Dealing with a family estrangement can be difficult. You have two people who love each other very deeply. No matter how deep that loves goes, they can't be together without horrible feelings invading the situation. If an estrangement takes place in your family, you have to learn to deal with the consequences of it.
Here is how to deal with an estrangement in your family:
It may not always be easy to understand why there is an estrangement in the family. That is especially true if you are not one of the people who wishes to be estranged. You have to find a way to understand what happened so that you can better cope with the situation as it is. You may not think that someone should estrange themselves from the family. However, if there is a good enough reason, that person has to do it otherwise, he/she will sink deeper and deeper into an anger that cannot be released properly. Sometimes a person simply has to let go of what he/she cannot change and estrangement is doing just that.
Live Your Life
If someone has estranged themselves from you, allow them to do it. They apparently think that it is the best thing for them. You can't change how they feel so give them time to deal with it. You have to deal with it the best way you can. In order to do that, you have to live you life without that person, at least for a while. Estrangement is never easy for anyone. When it occurs, the reasons are usually very good and that means that someone had to have gotten hurt very badly because of it. Live your life the best that you can while that person is coping with his/her issues. Eventually, things usually work themselves out.

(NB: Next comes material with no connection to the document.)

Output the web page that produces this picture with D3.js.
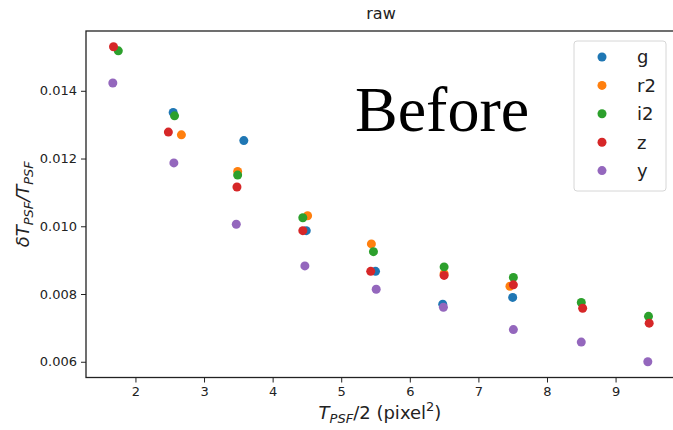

If the estrangement is your fault, you should try to make amends the best way that you can. Apologize when you know you are wrong. Work on ways to change yourself in order to show that person that it won't happen again. The proof is usually in the pudding. Make this time count and make yourself a better person. Even if it doesn't bring you back together with your estranged family member, it will make you a better person to others in your life.
Estrangement is one of the worst family issues to get through. You have to deal with it the best way you know how. Don't push the other person to change the estrangement. It is tempting, but it will only push the person further away. It is about giving it time. Time has an amazing way of fixing things.